What you are asked to do: Produce an exact copy of the lines below that run from the line containing "Emit a web page" to the line containing "Serif', 'Times New", inclusive; any picture is omitted.

--- BEGIN ---

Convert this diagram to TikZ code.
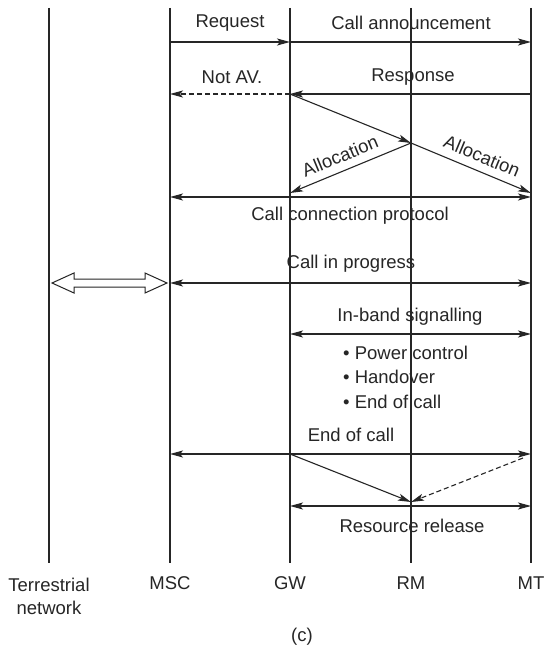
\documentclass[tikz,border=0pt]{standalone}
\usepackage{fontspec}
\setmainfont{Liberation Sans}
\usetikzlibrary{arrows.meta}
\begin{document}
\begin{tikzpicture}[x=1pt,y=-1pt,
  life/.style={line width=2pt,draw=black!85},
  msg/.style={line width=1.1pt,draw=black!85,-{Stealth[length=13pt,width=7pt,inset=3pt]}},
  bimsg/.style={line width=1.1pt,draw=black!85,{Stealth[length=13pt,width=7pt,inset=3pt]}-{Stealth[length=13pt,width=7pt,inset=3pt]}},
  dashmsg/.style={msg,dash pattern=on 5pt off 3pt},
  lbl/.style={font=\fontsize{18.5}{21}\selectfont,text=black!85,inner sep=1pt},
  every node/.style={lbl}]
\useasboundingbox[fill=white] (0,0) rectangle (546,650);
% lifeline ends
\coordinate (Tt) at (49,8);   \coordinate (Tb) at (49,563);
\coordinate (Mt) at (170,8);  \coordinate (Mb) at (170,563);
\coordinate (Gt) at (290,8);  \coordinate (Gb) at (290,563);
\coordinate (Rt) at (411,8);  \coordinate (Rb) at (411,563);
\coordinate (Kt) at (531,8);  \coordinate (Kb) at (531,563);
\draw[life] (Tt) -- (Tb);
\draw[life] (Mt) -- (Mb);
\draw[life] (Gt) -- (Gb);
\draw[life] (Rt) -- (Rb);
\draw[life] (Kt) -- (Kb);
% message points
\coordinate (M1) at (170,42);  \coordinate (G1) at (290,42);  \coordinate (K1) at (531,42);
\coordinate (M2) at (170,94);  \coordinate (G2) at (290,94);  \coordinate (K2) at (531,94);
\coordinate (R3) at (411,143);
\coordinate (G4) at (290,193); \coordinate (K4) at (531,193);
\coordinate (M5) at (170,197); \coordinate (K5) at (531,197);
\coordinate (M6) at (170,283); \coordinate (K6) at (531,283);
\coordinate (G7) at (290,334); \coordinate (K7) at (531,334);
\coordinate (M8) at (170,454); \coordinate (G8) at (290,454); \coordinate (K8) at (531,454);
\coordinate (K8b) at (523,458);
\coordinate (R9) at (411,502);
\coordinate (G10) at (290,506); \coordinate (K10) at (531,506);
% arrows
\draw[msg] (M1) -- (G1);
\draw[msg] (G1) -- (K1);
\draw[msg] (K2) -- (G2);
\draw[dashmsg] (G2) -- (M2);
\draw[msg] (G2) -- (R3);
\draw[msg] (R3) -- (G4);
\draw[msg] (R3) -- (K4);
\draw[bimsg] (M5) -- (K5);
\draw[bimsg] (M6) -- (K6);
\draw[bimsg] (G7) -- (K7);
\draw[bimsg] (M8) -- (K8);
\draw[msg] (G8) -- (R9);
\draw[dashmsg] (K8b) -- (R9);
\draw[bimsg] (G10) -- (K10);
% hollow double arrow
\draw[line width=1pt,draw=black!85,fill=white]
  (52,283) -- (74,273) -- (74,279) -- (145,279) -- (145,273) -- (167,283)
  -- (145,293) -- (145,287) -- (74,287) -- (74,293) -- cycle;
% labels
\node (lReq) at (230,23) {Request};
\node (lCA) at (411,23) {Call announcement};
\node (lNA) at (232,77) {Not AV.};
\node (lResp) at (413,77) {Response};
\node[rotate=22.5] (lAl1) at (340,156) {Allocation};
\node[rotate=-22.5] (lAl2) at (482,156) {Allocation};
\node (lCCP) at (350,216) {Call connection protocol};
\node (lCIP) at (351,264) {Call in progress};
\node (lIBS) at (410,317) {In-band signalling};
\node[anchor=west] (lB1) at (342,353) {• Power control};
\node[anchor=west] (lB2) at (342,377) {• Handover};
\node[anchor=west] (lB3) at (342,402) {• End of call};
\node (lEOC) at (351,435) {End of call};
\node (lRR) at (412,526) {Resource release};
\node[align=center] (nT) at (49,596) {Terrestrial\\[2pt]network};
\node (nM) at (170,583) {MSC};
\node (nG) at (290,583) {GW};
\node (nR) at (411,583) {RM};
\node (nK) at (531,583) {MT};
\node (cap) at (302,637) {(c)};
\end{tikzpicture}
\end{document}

--- END ---
--- BEGIN ---

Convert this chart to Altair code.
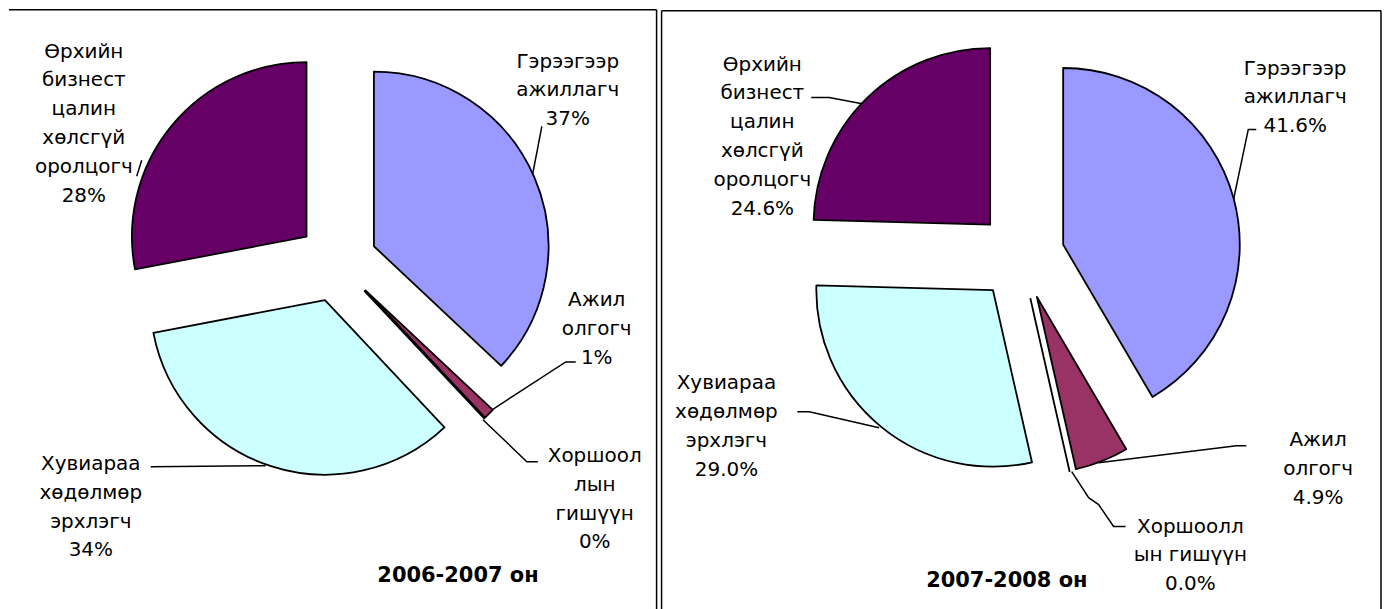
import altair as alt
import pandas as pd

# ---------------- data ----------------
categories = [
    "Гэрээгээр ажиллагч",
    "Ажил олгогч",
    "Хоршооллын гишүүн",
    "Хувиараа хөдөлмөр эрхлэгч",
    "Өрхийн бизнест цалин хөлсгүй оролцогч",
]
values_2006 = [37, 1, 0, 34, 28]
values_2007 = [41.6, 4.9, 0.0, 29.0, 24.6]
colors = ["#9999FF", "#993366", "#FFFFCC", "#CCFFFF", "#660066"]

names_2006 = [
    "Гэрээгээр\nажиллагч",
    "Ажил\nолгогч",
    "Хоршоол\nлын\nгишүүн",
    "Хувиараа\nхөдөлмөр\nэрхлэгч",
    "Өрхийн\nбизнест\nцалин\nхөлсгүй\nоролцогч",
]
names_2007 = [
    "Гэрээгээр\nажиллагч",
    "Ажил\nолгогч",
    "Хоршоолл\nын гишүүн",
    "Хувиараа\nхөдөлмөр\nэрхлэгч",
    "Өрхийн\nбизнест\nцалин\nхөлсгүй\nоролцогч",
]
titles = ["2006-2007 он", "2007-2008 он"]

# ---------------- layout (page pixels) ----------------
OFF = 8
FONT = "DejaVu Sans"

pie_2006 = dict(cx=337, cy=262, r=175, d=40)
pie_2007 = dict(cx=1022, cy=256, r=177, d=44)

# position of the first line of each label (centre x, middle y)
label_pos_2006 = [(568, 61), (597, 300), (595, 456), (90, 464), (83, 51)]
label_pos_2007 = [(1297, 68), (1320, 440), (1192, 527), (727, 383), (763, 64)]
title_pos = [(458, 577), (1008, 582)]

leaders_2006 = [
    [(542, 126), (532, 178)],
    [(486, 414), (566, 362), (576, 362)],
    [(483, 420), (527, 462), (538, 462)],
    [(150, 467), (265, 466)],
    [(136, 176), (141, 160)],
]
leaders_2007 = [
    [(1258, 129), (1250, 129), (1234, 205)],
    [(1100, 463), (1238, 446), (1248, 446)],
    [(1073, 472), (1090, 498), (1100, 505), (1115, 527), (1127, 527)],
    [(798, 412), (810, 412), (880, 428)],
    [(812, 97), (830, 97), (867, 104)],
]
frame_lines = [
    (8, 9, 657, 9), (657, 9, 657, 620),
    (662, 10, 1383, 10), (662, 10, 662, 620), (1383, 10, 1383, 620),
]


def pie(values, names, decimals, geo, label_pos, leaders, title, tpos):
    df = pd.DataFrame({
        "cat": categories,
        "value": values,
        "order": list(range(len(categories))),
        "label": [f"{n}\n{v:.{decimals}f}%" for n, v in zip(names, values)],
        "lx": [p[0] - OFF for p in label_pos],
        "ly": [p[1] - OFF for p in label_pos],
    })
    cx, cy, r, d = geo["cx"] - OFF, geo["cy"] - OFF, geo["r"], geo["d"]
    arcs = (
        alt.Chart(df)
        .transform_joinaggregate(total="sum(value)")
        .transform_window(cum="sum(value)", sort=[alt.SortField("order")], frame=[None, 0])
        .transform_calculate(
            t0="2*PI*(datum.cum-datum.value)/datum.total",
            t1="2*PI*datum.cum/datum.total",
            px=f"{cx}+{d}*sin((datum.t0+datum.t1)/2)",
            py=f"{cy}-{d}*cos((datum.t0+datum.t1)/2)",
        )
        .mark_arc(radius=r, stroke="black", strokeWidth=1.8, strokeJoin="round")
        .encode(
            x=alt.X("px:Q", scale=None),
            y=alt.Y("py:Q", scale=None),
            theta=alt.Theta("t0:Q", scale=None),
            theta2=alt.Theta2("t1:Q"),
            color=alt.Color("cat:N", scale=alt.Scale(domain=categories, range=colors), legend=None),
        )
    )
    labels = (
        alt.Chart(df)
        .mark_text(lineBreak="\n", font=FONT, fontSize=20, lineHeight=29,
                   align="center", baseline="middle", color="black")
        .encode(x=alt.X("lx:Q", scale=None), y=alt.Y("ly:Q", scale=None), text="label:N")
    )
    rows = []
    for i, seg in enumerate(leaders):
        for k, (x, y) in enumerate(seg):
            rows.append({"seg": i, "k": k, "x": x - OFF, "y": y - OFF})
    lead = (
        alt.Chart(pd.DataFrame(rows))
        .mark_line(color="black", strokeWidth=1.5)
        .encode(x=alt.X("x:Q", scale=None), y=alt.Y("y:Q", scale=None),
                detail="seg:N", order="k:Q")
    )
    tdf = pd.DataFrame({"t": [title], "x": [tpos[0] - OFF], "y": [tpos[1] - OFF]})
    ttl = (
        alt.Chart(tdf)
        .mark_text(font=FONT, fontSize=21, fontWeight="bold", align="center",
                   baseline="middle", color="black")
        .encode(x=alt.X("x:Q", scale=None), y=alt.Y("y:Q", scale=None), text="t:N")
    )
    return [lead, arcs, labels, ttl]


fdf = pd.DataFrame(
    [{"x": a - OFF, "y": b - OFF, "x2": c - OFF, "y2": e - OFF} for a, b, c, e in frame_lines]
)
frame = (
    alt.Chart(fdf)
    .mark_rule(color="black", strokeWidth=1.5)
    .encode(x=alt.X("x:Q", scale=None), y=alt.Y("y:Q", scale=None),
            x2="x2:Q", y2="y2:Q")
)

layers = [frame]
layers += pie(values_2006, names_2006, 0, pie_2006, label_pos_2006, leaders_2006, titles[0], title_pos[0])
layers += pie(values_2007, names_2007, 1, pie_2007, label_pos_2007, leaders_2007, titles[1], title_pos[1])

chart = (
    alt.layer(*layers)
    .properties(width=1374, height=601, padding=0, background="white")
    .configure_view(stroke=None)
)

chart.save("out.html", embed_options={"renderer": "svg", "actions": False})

--- END ---
--- BEGIN ---

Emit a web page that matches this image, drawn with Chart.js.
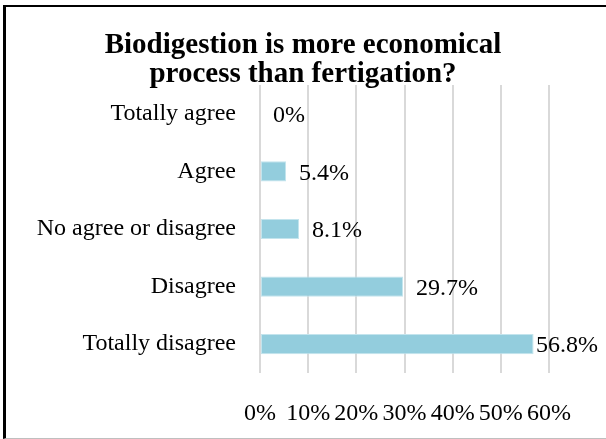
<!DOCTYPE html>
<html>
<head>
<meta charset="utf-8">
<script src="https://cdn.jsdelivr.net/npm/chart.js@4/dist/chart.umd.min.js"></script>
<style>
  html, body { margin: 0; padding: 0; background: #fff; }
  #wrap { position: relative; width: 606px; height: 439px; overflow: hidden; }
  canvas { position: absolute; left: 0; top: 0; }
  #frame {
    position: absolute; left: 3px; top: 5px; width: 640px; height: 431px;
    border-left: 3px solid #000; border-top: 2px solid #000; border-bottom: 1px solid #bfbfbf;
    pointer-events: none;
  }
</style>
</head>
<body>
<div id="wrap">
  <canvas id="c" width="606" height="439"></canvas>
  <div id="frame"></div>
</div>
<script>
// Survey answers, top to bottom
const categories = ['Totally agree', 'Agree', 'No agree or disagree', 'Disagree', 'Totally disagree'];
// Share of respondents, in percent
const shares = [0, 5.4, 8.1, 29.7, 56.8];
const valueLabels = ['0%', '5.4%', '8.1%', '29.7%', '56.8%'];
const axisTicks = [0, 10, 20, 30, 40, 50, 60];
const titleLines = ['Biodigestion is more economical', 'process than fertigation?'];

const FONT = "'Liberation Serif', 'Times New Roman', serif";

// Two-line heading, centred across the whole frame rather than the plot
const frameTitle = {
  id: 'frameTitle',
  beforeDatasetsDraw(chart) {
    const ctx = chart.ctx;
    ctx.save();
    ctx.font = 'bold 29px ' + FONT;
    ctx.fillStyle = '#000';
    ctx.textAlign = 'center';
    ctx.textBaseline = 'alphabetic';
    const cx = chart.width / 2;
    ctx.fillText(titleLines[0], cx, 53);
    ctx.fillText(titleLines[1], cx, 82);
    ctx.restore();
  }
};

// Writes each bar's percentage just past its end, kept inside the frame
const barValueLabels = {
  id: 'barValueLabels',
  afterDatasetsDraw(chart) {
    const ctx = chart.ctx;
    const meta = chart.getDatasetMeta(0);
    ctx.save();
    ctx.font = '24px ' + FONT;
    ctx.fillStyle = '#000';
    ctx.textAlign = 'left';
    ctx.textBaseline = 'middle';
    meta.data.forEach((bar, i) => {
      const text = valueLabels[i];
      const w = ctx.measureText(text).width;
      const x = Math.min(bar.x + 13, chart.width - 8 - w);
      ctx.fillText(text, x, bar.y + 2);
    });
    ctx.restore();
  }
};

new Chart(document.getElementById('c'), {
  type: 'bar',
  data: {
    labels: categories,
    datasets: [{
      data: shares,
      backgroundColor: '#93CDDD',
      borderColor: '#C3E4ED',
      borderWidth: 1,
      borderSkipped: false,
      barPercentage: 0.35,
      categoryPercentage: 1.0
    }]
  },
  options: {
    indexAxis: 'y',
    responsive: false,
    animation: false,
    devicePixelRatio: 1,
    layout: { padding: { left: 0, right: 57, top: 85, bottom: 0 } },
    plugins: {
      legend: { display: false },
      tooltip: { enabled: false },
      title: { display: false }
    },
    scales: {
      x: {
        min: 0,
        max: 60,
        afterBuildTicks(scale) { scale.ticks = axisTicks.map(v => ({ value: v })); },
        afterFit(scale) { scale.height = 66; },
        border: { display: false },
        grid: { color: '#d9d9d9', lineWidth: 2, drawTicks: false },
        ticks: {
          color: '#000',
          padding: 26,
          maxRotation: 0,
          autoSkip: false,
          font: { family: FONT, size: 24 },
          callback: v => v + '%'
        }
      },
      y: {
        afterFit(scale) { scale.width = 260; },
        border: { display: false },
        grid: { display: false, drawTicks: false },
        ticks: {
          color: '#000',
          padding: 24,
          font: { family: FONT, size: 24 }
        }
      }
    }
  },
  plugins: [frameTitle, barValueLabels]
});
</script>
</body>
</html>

--- END ---

Answer for the task:
Emit a web page that matches this image, drawn with Chart.js.
<!DOCTYPE html>
<html>
<head>
<meta charset="utf-8">
<script src="https://cdn.jsdelivr.net/npm/chart.js@4/dist/chart.umd.min.js"></script>
<style>
  html, body { margin: 0; padding: 0; background: #fff; }
  #wrap { position: relative; width: 606px; height: 439px; overflow: hidden; }
  canvas { position: absolute; left: 0; top: 0; }
  #frame {
    position: absolute; left: 3px; top: 5px; width: 640px; height: 431px;
    border-left: 3px solid #000; border-top: 2px solid #000; border-bottom: 1px solid #bfbfbf;
    pointer-events: none;
  }
</style>
</head>
<body>
<div id="wrap">
  <canvas id="c" width="606" height="439"></canvas>
  <div id="frame"></div>
</div>
<script>
// Survey answers, top to bottom
const categories = ['Totally agree', 'Agree', 'No agree or disagree', 'Disagree', 'Totally disagree'];
// Share of respondents, in percent
const shares = [0, 5.4, 8.1, 29.7, 56.8];
const valueLabels = ['0%', '5.4%', '8.1%', '29.7%', '56.8%'];
const axisTicks = [0, 10, 20, 30, 40, 50, 60];
const titleLines = ['Biodigestion is more economical', 'process than fertigation?'];

const FONT = "'Liberation Serif', 'Times New Roman', serif";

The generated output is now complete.